** Begin Data excerpt **

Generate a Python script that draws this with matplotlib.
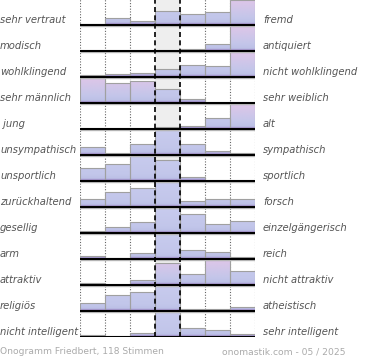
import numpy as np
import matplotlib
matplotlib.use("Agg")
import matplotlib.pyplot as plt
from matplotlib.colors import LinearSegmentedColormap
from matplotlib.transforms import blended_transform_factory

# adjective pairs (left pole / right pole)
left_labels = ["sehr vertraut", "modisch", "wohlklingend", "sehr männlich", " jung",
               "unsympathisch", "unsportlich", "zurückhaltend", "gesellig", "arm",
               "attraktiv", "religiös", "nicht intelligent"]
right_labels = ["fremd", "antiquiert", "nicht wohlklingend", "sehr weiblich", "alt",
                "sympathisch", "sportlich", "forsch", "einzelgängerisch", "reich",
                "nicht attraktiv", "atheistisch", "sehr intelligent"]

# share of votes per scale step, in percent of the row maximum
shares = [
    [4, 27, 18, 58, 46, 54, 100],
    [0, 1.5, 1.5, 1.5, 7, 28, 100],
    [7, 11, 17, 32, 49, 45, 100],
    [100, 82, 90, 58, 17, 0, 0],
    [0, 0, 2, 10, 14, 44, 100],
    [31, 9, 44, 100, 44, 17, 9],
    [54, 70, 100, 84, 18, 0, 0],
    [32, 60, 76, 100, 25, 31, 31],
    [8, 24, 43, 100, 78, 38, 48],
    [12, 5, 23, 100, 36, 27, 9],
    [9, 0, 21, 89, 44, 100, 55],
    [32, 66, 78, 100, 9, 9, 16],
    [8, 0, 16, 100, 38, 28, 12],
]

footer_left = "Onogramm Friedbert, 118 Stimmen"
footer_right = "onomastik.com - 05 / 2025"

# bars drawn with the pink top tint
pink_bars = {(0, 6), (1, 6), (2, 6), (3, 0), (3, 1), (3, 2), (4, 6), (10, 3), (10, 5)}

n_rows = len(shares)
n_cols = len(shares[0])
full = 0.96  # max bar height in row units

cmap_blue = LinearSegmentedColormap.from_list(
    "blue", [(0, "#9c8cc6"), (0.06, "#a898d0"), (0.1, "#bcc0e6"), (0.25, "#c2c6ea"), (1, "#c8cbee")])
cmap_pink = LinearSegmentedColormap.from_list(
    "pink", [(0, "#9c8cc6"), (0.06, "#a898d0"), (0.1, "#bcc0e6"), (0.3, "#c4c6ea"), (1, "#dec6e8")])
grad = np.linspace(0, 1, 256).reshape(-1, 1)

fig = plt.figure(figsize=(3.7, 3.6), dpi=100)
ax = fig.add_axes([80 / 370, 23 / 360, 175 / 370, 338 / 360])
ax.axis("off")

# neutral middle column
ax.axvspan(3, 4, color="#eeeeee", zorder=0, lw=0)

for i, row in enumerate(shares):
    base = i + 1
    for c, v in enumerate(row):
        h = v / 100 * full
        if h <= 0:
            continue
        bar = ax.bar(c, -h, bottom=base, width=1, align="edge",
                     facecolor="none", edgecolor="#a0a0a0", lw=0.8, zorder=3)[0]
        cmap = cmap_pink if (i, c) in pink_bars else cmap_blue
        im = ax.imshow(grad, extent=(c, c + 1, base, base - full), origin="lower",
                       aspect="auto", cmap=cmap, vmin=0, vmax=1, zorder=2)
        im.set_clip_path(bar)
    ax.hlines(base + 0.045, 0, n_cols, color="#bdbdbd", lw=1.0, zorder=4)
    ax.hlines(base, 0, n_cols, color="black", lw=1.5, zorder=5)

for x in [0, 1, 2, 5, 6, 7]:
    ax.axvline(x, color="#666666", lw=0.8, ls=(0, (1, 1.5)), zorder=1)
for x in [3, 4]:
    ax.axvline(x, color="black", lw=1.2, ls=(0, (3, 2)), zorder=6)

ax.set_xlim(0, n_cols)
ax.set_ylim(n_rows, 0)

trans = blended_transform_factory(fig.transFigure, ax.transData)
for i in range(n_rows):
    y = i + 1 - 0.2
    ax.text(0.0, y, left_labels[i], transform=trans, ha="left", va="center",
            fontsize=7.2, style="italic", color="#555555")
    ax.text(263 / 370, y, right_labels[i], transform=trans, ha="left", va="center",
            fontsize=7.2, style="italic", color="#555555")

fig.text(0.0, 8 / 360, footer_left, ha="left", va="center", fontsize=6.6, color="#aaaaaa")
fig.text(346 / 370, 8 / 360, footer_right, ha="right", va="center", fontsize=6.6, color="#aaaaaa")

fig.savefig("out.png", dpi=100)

** End Data excerpt **

Task description:
Images should not appear in the copy; retype the listing above exactly.

Solved exercise:
Generate a Python script that draws this with matplotlib.
import numpy as np
import matplotlib
matplotlib.use("Agg")
import matplotlib.pyplot as plt
from matplotlib.colors import LinearSegmentedColormap
from matplotlib.transforms import blended_transform_factory

# adjective pairs (left pole / right pole)
left_labels = ["sehr vertraut", "modisch", "wohlklingend", "sehr männlich", " jung",
               "unsympathisch", "unsportlich", "zurückhaltend", "gesellig", "arm",
               "attraktiv", "religiös", "nicht intelligent"]
right_labels = ["fremd", "antiquiert", "nicht wohlklingend", "sehr weiblich", "alt",
                "sympathisch", "sportlich", "forsch", "einzelgängerisch", "reich",
                "nicht attraktiv", "atheistisch", "sehr intelligent"]

# share of votes per scale step, in percent of the row maximum
shares = [
    [4, 27, 18, 58, 46, 54, 100],
    [0, 1.5, 1.5, 1.5, 7, 28, 100],
    [7, 11, 17, 32, 49, 45, 100],
    [100, 82, 90, 58, 17, 0, 0],
    [0, 0, 2, 10, 14, 44, 100],
    [31, 9, 44, 100, 44, 17, 9],
    [54, 70, 100, 84, 18, 0, 0],
    [32, 60, 76, 100, 25, 31, 31],
    [8, 24, 43, 100, 78, 38, 48],
    [12, 5, 23, 100, 36, 27, 9],
    [9, 0, 21, 89, 44, 100, 55],
    [32, 66, 78, 100, 9, 9, 16],
    [8, 0, 16, 100, 38, 28, 12],
]

footer_left = "Onogramm Friedbert, 118 Stimmen"
footer_right = "onomastik.com - 05 / 2025"

# bars drawn with the pink top tint
pink_bars = {(0, 6), (1, 6), (2, 6), (3, 0), (3, 1), (3, 2), (4, 6), (10, 3), (10, 5)}

n_rows = len(shares)
n_cols = len(shares[0])
full = 0.96  # max bar height in row units

cmap_blue = LinearSegmentedColormap.from_list(
    "blue", [(0, "#9c8cc6"), (0.06, "#a898d0"), (0.1, "#bcc0e6"), (0.25, "#c2c6ea"), (1, "#c8cbee")])
cmap_pink = LinearSegmentedColormap.from_list(
    "pink", [(0, "#9c8cc6"), (0.06, "#a898d0"), (0.1, "#bcc0e6"), (0.3, "#c4c6ea"), (1, "#dec6e8")])
grad = np.linspace(0, 1, 256).reshape(-1, 1)

fig = plt.figure(figsize=(3.7, 3.6), dpi=100)
ax = fig.add_axes([80 / 370, 23 / 360, 175 / 370, 338 / 360])
ax.axis("off")

# neutral middle column
ax.axvspan(3, 4, color="#eeeeee", zorder=0, lw=0)

for i, row in enumerate(shares):
    base = i + 1
    for c, v in enumerate(row):
        h = v / 100 * full
        if h <= 0:
            continue
        bar = ax.bar(c, -h, bottom=base, width=1, align="edge",
                     facecolor="none", edgecolor="#a0a0a0", lw=0.8, zorder=3)[0]
        cmap = cmap_pink if (i, c) in pink_bars else cmap_blue
        im = ax.imshow(grad, extent=(c, c + 1, base, base - full), origin="lower",
                       aspect="auto", cmap=cmap, vmin=0, vmax=1, zorder=2)
        im.set_clip_path(bar)
    ax.hlines(base + 0.045, 0, n_cols, color="#bdbdbd", lw=1.0, zorder=4)
    ax.hlines(base, 0, n_cols, color="black", lw=1.5, zorder=5)

for x in [0, 1, 2, 5, 6, 7]:
    ax.axvline(x, color="#666666", lw=0.8, ls=(0, (1, 1.5)), zorder=1)
for x in [3, 4]:
    ax.axvline(x, color="black", lw=1.2, ls=(0, (3, 2)), zorder=6)

ax.set_xlim(0, n_cols)
ax.set_ylim(n_rows, 0)

trans = blended_transform_factory(fig.transFigure, ax.transData)
for i in range(n_rows):
    y = i + 1 - 0.2
    ax.text(0.0, y, left_labels[i], transform=trans, ha="left", va="center",
            fontsize=7.2, style="italic", color="#555555")
    ax.text(263 / 370, y, right_labels[i], transform=trans, ha="left", va="center",
            fontsize=7.2, style="italic", color="#555555")

fig.text(0.0, 8 / 360, footer_left, ha="left", va="center", fontsize=6.6, color="#aaaaaa")
fig.text(346 / 370, 8 / 360, footer_right, ha="right", va="center", fontsize=6.6, color="#aaaaaa")

fig.savefig("out.png", dpi=100)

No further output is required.